Monday, February 28, 2011

Women and Inferiority

       Women have been thought of as inferior to men for years. Woolf brings up and proves this point in her book A Room of One's Own. Although she proves the point that men have always treated women as inferior she is quick not to blame men, saying that they have only done it to promote their own superiority. The lack of acknowledgement given to women by men has always held women back for years and A Room of One's Own and The Awakening not only acknowledge this but also bring up this point in order to show it to society and their audiances.

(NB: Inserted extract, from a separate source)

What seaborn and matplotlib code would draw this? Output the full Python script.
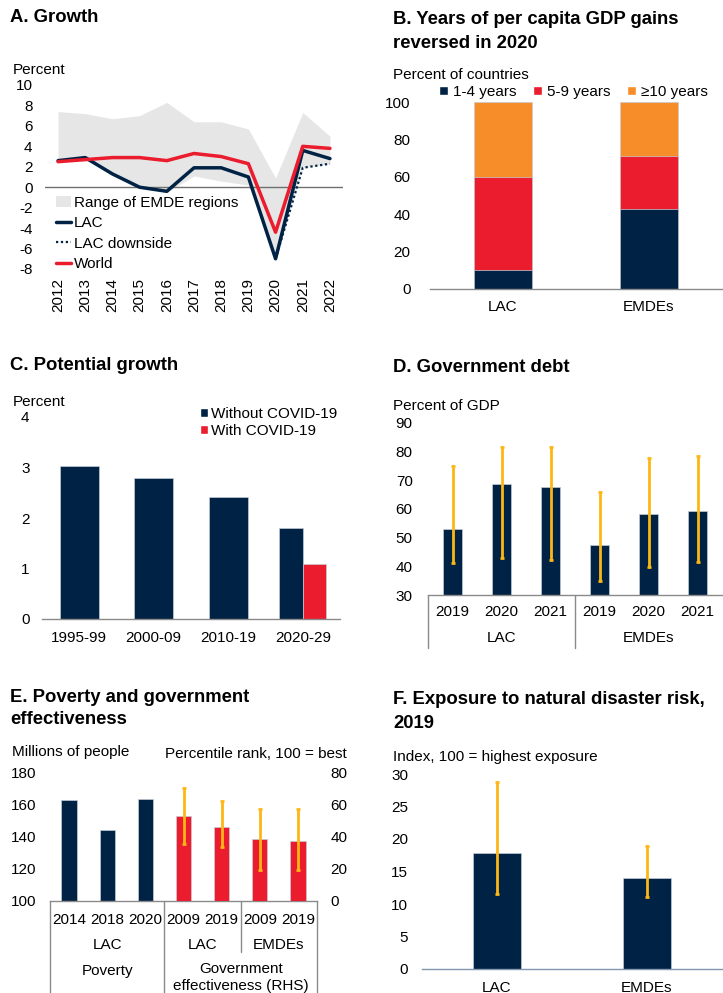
import numpy as np
import pandas as pd
import matplotlib
matplotlib.use("Agg")
import matplotlib.pyplot as plt
import matplotlib.transforms as mtransforms
from matplotlib.patches import Patch
from matplotlib.lines import Line2D
import seaborn as sns

# ---------------- data ----------------
# A. Growth
years = [2012, 2013, 2014, 2015, 2016, 2017, 2018, 2019, 2020, 2021, 2022]
lac_growth = [2.6, 2.9, 1.3, 0.0, -0.4, 1.9, 1.9, 1.0, -7.0, 3.6, 2.8]
world_growth = [2.5, 2.7, 2.9, 2.9, 2.6, 3.3, 3.0, 2.3, -4.4, 4.0, 3.8]
downside_years = [2020, 2021, 2022]
lac_downside = [-7.0, 1.9, 2.3]
range_high = [7.4, 7.2, 6.7, 7.0, 8.3, 6.4, 6.4, 5.7, 0.9, 7.3, 5.0]
range_low = [2.5, 2.7, 1.3, 0.0, -0.5, 1.1, 0.6, 0.2, -6.9, 1.9, 2.3]

# B. Years of per capita GDP gains reversed
groups_b = ["LAC", "EMDEs"]
yrs_1_4 = [10, 43]
yrs_5_9 = [50, 28]
yrs_10_plus = [40, 29]

# C. Potential growth
periods = ["1995-99", "2000-09", "2010-19", "2020-29"]
without_covid = [3.02, 2.80, 2.41, 1.81]
with_covid_2020s = 1.09

# D. Government debt
debt_groups = ["LAC", "LAC", "LAC", "EMDEs", "EMDEs", "EMDEs"]
debt_years = ["2019", "2020", "2021", "2019", "2020", "2021"]
debt_median = [53.0, 68.7, 67.8, 47.4, 58.2, 59.4]
debt_low = [41.3, 42.8, 42.1, 34.8, 39.8, 41.6]
debt_high = [75.1, 81.6, 81.5, 66.0, 77.8, 78.6]

# E. Poverty and government effectiveness
poverty_years = ["2014", "2018", "2020"]
poverty = [162.5, 143.8, 163.0]
gov_groups = ["LAC", "LAC", "EMDEs", "EMDEs"]
gov_years = ["2009", "2019", "2009", "2019"]
gov_eff = [52.8, 46.1, 38.2, 37.4]
gov_low = [35.5, 33.7, 19.5, 19.1]
gov_high = [70.0, 62.1, 57.1, 56.9]

# F. Exposure to natural disaster risk
exposure_groups = ["LAC", "EMDEs"]
exposure = [17.9, 14.0]
exposure_low = [11.5, 11.1]
exposure_high = [28.8, 18.9]

# ---------------- style ----------------
NAVY = "#002345"
RED = "#EB1C2D"
ORANGE = "#F78D28"
YELLOW = "#FDB714"
SHADE = "#E6E6E6"
AXIS_GRAY = "#8a8a8a"
EDGE = "#c5ccd6"

sns.set_style("white")
plt.rcParams["font.family"] = ["Liberation Sans", "DejaVu Sans"]
plt.rcParams["axes.unicode_minus"] = False
plt.rcParams["font.size"] = 11
plt.rcParams["text.color"] = "black"
plt.rcParams["axes.labelcolor"] = "black"
plt.rcParams["xtick.color"] = "black"
plt.rcParams["ytick.color"] = "black"

W, H = 723, 993
fig = plt.figure(figsize=(W / 100, H / 100), dpi=100)

BAR_KW = dict(saturation=1, edgecolor=EDGE, linewidth=0.5)


def add_axes(l, t, r, b):
    return fig.add_axes([l / W, 1 - b / H, (r - l) / W, (b - t) / H])


def ftext(x, y, s, **kw):
    kw.setdefault("va", "center")
    kw.setdefault("fontsize", 11)
    kw.setdefault("color", "black")
    fig.text(x / W, 1 - y / H, s, **kw)


def title(x, y, s):
    ftext(x, y, s, fontsize=13.3, fontweight="bold")


def clean(ax, bottom_color=AXIS_GRAY, ypad=10, xpad=8):
    for side in ["top", "right", "left"]:
        ax.spines[side].set_visible(False)
    ax.spines["bottom"].set_color(bottom_color)
    ax.spines["bottom"].set_linewidth(1.0)
    ax.tick_params(axis="both", length=0, labelsize=11, colors="black")
    ax.tick_params(axis="y", pad=ypad)
    ax.tick_params(axis="x", pad=xpad)
    ax.set_xlabel("")
    ax.set_ylabel("")
    ax.grid(False)


def draw_errors(ax, xs, mid, low, high):
    mid = np.asarray(mid)
    yerr = [mid - np.asarray(low), np.asarray(high) - mid]
    ax.errorbar(xs, mid, yerr=yerr, fmt="none", ecolor=YELLOW,
                elinewidth=2, capsize=1.6, capthick=2, zorder=5)


# ---------------- A. Growth ----------------
axA = add_axes(45, 85, 343, 269)
axA.fill_between(years, range_low, range_high, color=SHADE, lw=0,
                 label="Range of EMDE regions")
axA.axhline(0, color="#707070", lw=1)
sns.lineplot(x=years, y=lac_growth, ax=axA, color=NAVY, lw=2.5, label="LAC")
sns.lineplot(x=downside_years, y=lac_downside, ax=axA, color=NAVY, lw=1.6,
             ls=(0, (1, 1.2)), label="LAC downside")
sns.lineplot(x=years, y=world_growth, ax=axA, color=RED, lw=2.5, label="World")
axA.set_xlim(2011.52, 2022.48)
axA.set_ylim(-8, 10)
axA.set_yticks(range(-8, 11, 2))
axA.set_xticks(years)
axA.set_xticklabels([str(y) for y in years], rotation=90)
clean(axA, ypad=9, xpad=6.5)
axA.spines["bottom"].set_visible(False)
handles, labels = axA.get_legend_handles_labels()
axA.legend(handles, labels, loc="upper left",
           bbox_to_anchor=(56 / W, 1 - 196 / H), bbox_transform=fig.transFigure,
           frameon=False, fontsize=11, borderpad=0, borderaxespad=0,
           handlelength=1.0, handletextpad=0.15, labelspacing=0.42,
           labelcolor="black")
title(10, 18, "A. Growth")
ftext(13, 70, "Percent")

# ---------------- B. Years of gains reversed ----------------
axB = add_axes(430, 102, 722, 289)
cum_1 = np.array(yrs_1_4)
cum_2 = cum_1 + np.array(yrs_5_9)
cum_3 = cum_2 + np.array(yrs_10_plus)
for vals, col in [(cum_3, ORANGE), (cum_2, RED), (cum_1, NAVY)]:
    sns.barplot(x=groups_b, y=vals, color=col, width=0.4, ax=axB, **BAR_KW)
axB.set_xlim(-0.5, 1.5)
axB.set_ylim(0, 100)
axB.set_yticks(range(0, 101, 20))
clean(axB, ypad=14, xpad=8)
for p in axB.patches:
    p.set_clip_on(False)
legB = [Patch(facecolor=NAVY), Patch(facecolor=RED), Patch(facecolor=ORANGE)]
axB.legend(legB, ["1-4 years", "5-9 years", "\u226510 years"], ncol=3,
           loc="center left", bbox_to_anchor=(439 / W, 1 - 92 / H),
           bbox_transform=fig.transFigure, frameon=False, fontsize=11,
           borderpad=0, borderaxespad=0, handlelength=0.6, handleheight=0.6,
           handletextpad=0.3, columnspacing=1.1, labelcolor="black")
title(393, 20, "B. Years of per capita GDP gains")
title(393, 43, "reversed in 2020")
ftext(393, 75, "Percent of countries")

# ---------------- C. Potential growth ----------------
axC = add_axes(42, 417, 340, 619)
sns.barplot(x=periods[:3], y=without_covid[:3], order=periods, color=NAVY,
            width=0.52, ax=axC, **BAR_KW)
pair = pd.DataFrame({
    "period": [periods[3], periods[3]],
    "value": [without_covid[3], with_covid_2020s],
    "scenario": ["Without COVID-19", "With COVID-19"],
})
sns.barplot(data=pair, x="period", y="value", hue="scenario", order=periods,
            hue_order=["Without COVID-19", "With COVID-19"],
            palette=[NAVY, RED], width=0.63, dodge=True, legend=False, ax=axC,
            **BAR_KW)
axC.set_xlim(-0.5, 3.5)
axC.set_ylim(0, 4)
axC.set_yticks(range(0, 5))
clean(axC, ypad=9, xpad=8.5)
legC = [Patch(facecolor=NAVY), Patch(facecolor=RED)]
axC.legend(legC, ["Without COVID-19", "With COVID-19"], loc="upper left",
           bbox_to_anchor=(200 / W, 1 - 407 / H), bbox_transform=fig.transFigure,
           frameon=False, fontsize=11, borderpad=0, borderaxespad=0,
           handlelength=0.5, handleheight=0.5, handletextpad=0.25,
           labelspacing=0.2, labelcolor="black")
title(10, 365, "C. Potential growth")
ftext(13, 402, "Percent")

# ---------------- D. Government debt ----------------
axD = add_axes(428, 423, 722, 595)
cats_d = [f"{g} {y}" for g, y in zip(debt_groups, debt_years)]
sns.barplot(x=cats_d, y=debt_median, order=cats_d, color=NAVY, width=0.4,
            ax=axD, **BAR_KW)
draw_errors(axD, range(len(cats_d)), debt_median, debt_low, debt_high)
axD.set_xlim(-0.5, len(cats_d) - 0.5)
axD.set_ylim(30, 90)
axD.set_yticks(range(30, 91, 10))
axD.set_xticks(range(len(cats_d)))
axD.set_xticklabels(debt_years)
clean(axD, ypad=11, xpad=7)
trD = mtransforms.blended_transform_factory(axD.transData, axD.transAxes)
depth_d = (648 - 595) / (595 - 423)
for xb in [-0.5, 2.5]:
    axD.add_line(Line2D([xb, xb], [0, -depth_d], transform=trD, color=AXIS_GRAY,
                        lw=1, clip_on=False))
row_d = -(638 - 595) / (595 - 423)
for grp, xs in [("LAC", [0, 1, 2]), ("EMDEs", [3, 4, 5])]:
    axD.text(np.mean(xs), row_d, grp, transform=trD, ha="center", va="center",
             fontsize=11, color="black")
title(393, 368, "D. Government debt")
ftext(393, 406, "Percent of GDP")

# ---------------- E. Poverty and government effectiveness ----------------
axE = add_axes(50, 772, 317, 901)
cats_pov = [f"Poverty {y}" for y in poverty_years]
cats_gov = [f"{g} {y}" for g, y in zip(gov_groups, gov_years)]
cats_e = cats_pov + cats_gov
sns.barplot(x=cats_pov, y=poverty, order=cats_e, color=NAVY, width=0.4,
            ax=axE, **BAR_KW)
axE.set_ylim(100, 180)
axE.set_yticks(range(100, 181, 20))
axE2 = axE.twinx()
sns.barplot(x=cats_gov, y=gov_eff, order=cats_e, color=RED, width=0.4,
            ax=axE2, **BAR_KW)
draw_errors(axE2, range(len(cats_pov), len(cats_e)), gov_eff, gov_low, gov_high)
axE2.set_ylim(0, 80)
axE2.set_yticks(range(0, 81, 20))
for a in (axE, axE2):
    a.set_xlim(-0.5, len(cats_e) - 0.5)
clean(axE, ypad=10, xpad=8.5)
clean(axE2, ypad=9.5, xpad=8.5)
axE2.spines["bottom"].set_visible(False)
axE.set_xticks(range(len(cats_e)))
axE.set_xticklabels(poverty_years + gov_years)
axE2.tick_params(axis="y", labelright=True, labelleft=False)
trE = mtransforms.blended_transform_factory(axE.transData, axE.transAxes)
span_e = 901 - 772
for xb, ybot in [(-0.5, 993), (2.5, 993), (4.5, 952), (6.5, 993)]:
    axE.add_line(Line2D([xb, xb], [0, -(ybot - 901) / span_e], transform=trE,
                        color=AXIS_GRAY, lw=1, clip_on=False))
row2 = -(945 - 901) / span_e
row3 = -(971 - 901) / span_e
txt_kw = dict(transform=trE, ha="center", va="center", fontsize=11,
              color="black")
axE.text(1, row2, "LAC", **txt_kw)
axE.text(3.5, row2, "LAC", **txt_kw)
axE.text(5.5, row2, "EMDEs", **txt_kw)
axE.text(1, row3, "Poverty", **txt_kw)
axE.text(4.5, -(962 - 901) / span_e, "Government\neffectiveness (RHS)",
         transform=trE, ha="center", va="top", fontsize=11, linespacing=1.3,
         color="black")
title(10, 697, "E. Poverty and government")
title(10, 720, "effectiveness")
ftext(12, 752, "Millions of people")
ftext(347, 754, "Percentile rank, 100 = best", ha="right")

# ---------------- F. Natural disaster risk ----------------
axF = add_axes(422, 774, 722, 969)
sns.barplot(x=exposure_groups, y=exposure, color=NAVY, width=0.32, ax=axF,
            **BAR_KW)
draw_errors(axF, range(len(exposure_groups)), exposure, exposure_low,
            exposure_high)
axF.set_xlim(-0.5, 1.5)
axF.set_ylim(0, 30)
axF.set_yticks(range(0, 31, 5))
clean(axF, bottom_color="#8497b0", ypad=10, xpad=8.5)
title(393, 700, "F. Exposure to natural disaster risk,")
title(393, 723, "2019")
ftext(393, 757, "Index, 100 = highest exposure")

fig.savefig("out.png", dpi=100, facecolor="white")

     In The Awakening Kate Chopin writes to her audiance to make them realize how women were being treated and that it was becoming an issue. She brings up the issue that women are treated as inferior and were not able to do anything without the presence of a man. She shows this point by writing that Edna wishes to express herself on her own as an individual. Edna becomes overwhelmed that her husband and the society she lived in thinks that she is acting and thinking obscurley. She is not able to handle the inferiority that she is treated with so she ends up killing herself. In A Room of One's Own Woolf makes up an imaginary sister to Shakespeare and writes what she thought would have been the life of a women like her. In the end she commits suicide becuase she was not given the oppurtunity to express her own genius becuase she was a woman. These two plots are parrallel because both women were not given the oppurtunities to succeed in their own lives because of their gender. In both circumstances the writers create this kind of storyline to express to the audiance or possibly to make the audiance understand how women were  being treated and that it was real what they were saying and in both circumstances I believe that each author wanted to stir up feelings of the readers or audiances to get them thinking about this topic.
    Women have come along way from the societies in both A Room of One's Own and The Awakening, but they are still treated as somewhat inferior in our own society. In some jobs women are not paid as much, women are not even hired in some jobs because some think that the job is to difficult for a woman, and woman are still stereotypically supposed to stay home with the children and take care of the house. Mostly today though women are going out and getting educated to support themselves and their families. In today's society women are given the same opurtunities to educate themselves.
    In my opinion the women who are still staying home and not educating themselves or getting jobs in order to support themselves are the ones that are making it harder for women to completely become the "unprotected sex" that Woolf expresses in her book. They are keeping the stereotype going that we, women, SHOULD stay home to work with the children and the house. If all women, as we are slowly becoming, go out and get jobs that can support themselves then women, as a gender, will cease to be linked with the idea that women need to be provided for or that we need someone, a man specifically, to depend or rely on.